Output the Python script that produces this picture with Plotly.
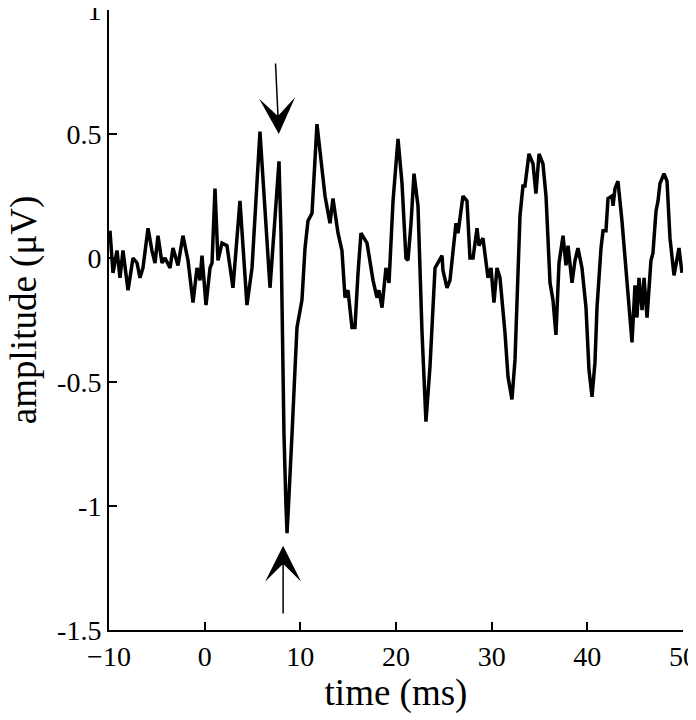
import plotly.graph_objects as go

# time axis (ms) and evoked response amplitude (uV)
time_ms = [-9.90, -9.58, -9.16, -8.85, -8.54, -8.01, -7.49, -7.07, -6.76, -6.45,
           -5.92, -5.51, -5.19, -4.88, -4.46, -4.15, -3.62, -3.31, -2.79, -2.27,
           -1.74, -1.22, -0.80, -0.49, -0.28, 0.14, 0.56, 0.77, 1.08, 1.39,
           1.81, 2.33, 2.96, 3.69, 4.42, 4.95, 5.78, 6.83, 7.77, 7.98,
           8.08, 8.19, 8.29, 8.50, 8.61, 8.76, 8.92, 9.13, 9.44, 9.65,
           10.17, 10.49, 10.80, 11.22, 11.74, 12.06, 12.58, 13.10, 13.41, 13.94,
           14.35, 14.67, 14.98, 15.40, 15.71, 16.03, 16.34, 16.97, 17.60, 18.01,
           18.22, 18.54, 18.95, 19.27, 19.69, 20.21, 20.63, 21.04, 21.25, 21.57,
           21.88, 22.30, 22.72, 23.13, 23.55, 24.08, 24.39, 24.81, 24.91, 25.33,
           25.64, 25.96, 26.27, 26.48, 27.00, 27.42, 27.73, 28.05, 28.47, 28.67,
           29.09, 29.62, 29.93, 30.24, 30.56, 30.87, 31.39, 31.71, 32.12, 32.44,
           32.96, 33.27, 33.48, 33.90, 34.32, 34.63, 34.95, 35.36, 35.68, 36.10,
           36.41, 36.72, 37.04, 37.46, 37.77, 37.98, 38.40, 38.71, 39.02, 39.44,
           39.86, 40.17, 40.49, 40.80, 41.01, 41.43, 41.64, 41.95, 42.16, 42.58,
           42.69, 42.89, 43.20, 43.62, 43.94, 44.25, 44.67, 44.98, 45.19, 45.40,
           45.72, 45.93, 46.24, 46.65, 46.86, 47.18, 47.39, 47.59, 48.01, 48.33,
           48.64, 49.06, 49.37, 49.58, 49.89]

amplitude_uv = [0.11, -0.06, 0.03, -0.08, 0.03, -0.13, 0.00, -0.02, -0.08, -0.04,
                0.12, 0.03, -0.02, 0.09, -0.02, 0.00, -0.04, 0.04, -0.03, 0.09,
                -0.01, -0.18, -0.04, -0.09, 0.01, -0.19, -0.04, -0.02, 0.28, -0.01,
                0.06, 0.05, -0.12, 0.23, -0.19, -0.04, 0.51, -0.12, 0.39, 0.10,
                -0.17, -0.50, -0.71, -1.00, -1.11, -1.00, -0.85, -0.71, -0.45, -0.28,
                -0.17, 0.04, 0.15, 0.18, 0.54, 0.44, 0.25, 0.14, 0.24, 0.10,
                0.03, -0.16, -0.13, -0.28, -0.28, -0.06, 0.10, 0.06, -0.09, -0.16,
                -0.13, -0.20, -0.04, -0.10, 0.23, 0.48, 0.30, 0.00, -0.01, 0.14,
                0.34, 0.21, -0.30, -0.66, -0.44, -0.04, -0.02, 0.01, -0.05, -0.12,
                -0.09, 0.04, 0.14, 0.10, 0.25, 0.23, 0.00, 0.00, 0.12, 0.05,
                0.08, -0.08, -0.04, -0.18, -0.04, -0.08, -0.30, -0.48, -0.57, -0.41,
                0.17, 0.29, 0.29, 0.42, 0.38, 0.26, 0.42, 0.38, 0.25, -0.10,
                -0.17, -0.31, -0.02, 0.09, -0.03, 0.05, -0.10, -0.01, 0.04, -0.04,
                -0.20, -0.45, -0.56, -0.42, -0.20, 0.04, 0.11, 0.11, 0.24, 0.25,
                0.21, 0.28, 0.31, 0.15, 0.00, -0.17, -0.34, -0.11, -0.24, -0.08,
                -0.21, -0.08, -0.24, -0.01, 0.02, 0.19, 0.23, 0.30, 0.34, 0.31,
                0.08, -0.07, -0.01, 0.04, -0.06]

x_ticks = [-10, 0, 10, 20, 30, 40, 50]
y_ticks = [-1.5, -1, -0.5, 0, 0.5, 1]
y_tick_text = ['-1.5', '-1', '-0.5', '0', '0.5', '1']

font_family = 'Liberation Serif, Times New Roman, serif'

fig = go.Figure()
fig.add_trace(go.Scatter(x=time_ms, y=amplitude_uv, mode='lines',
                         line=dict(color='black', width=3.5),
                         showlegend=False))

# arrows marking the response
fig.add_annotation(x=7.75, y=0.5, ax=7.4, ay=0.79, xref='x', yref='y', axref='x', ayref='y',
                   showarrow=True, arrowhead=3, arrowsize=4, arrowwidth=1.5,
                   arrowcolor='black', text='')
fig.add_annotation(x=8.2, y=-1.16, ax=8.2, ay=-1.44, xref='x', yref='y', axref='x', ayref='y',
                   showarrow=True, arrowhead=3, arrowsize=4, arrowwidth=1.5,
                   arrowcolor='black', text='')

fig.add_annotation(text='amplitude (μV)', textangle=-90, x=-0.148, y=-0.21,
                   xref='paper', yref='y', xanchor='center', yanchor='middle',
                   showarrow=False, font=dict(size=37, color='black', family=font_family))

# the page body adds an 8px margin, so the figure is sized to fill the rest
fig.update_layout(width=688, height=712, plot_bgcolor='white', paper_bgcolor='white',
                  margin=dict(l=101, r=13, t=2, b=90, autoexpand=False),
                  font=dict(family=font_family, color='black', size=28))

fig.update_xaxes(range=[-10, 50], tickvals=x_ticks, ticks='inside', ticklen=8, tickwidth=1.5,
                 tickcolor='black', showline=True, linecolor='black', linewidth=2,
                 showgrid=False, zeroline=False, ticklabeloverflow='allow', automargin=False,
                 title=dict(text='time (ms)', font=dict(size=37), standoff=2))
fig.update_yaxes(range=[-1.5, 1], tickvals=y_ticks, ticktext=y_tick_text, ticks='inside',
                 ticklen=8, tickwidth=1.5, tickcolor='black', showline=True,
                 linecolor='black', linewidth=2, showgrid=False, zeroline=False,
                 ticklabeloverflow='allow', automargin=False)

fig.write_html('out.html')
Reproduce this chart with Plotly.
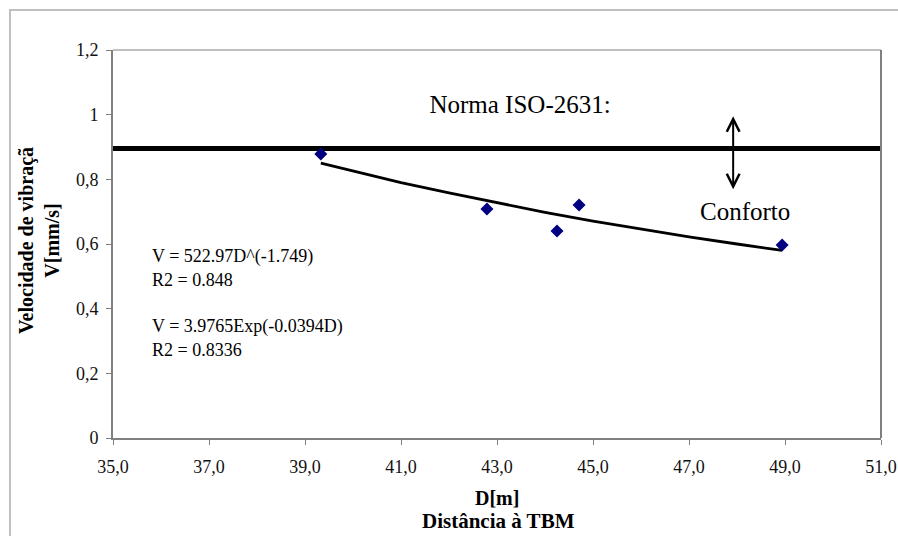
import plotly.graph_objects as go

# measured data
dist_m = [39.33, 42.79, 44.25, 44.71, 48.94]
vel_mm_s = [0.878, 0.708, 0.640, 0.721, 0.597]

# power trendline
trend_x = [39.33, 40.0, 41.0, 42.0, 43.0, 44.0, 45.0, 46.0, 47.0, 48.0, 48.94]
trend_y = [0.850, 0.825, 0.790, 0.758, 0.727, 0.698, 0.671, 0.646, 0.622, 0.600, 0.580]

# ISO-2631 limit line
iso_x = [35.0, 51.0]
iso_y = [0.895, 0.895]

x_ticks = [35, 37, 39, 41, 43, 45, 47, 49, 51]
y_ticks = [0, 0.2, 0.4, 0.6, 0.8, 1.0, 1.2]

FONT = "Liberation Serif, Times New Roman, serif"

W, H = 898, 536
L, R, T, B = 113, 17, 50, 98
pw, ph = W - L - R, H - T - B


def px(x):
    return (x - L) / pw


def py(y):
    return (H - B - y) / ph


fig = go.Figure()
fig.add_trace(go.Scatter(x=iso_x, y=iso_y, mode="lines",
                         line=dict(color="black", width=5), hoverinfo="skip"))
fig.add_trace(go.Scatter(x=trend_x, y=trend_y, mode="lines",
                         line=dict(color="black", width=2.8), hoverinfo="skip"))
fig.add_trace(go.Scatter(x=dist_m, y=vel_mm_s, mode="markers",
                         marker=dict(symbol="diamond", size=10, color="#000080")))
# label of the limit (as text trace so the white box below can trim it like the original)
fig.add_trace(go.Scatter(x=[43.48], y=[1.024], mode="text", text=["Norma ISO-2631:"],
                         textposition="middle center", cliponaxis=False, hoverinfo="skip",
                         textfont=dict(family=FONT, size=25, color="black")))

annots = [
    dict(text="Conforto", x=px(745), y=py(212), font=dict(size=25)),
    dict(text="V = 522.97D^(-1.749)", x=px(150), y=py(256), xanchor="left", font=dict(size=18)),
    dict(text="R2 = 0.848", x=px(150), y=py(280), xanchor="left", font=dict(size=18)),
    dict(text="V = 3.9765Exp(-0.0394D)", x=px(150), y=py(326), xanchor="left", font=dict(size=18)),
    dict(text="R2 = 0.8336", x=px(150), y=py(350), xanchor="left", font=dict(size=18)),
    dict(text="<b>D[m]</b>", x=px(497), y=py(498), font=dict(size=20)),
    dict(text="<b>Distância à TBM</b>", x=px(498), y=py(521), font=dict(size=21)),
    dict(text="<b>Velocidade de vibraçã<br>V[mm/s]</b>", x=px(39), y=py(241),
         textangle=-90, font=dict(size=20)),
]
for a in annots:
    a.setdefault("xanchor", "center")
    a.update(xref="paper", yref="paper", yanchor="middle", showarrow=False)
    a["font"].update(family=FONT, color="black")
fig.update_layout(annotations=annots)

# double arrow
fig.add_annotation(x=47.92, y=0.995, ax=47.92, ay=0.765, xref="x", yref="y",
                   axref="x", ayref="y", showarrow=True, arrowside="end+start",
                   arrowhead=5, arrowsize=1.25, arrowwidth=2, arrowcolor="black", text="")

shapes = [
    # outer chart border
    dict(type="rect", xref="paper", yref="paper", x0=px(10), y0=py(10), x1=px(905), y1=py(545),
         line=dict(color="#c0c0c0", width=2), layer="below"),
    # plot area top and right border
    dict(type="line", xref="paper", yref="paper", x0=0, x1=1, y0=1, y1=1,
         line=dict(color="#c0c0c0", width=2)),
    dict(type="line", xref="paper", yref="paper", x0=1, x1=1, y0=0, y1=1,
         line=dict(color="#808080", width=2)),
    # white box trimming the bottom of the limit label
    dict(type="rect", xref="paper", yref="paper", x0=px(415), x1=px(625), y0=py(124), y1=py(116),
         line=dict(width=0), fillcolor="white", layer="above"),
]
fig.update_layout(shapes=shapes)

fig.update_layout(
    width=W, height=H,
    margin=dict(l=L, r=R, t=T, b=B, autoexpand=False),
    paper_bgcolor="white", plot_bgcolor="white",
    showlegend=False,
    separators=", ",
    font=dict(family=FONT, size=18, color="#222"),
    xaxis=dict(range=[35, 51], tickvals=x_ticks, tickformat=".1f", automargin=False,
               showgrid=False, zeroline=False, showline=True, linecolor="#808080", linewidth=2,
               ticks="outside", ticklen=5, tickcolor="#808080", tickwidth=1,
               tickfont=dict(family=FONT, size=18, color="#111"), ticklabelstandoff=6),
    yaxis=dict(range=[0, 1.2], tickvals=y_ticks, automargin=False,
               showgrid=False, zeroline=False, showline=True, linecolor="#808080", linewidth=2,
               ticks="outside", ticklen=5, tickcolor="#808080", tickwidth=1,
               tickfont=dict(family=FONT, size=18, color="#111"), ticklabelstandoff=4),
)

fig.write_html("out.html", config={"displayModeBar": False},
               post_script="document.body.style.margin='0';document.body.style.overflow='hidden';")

= Directive =
Drop the images and output only the lines from the one that contains "Reproduce this chart with Plotly." to the one that contains "return (x - L) / pw", both included.

= Exercise output =
Reproduce this chart with Plotly.
import plotly.graph_objects as go

# measured data
dist_m = [39.33, 42.79, 44.25, 44.71, 48.94]
vel_mm_s = [0.878, 0.708, 0.640, 0.721, 0.597]

# power trendline
trend_x = [39.33, 40.0, 41.0, 42.0, 43.0, 44.0, 45.0, 46.0, 47.0, 48.0, 48.94]
trend_y = [0.850, 0.825, 0.790, 0.758, 0.727, 0.698, 0.671, 0.646, 0.622, 0.600, 0.580]

# ISO-2631 limit line
iso_x = [35.0, 51.0]
iso_y = [0.895, 0.895]

x_ticks = [35, 37, 39, 41, 43, 45, 47, 49, 51]
y_ticks = [0, 0.2, 0.4, 0.6, 0.8, 1.0, 1.2]

FONT = "Liberation Serif, Times New Roman, serif"

W, H = 898, 536
L, R, T, B = 113, 17, 50, 98
pw, ph = W - L - R, H - T - B


def px(x):
    return (x - L) / pw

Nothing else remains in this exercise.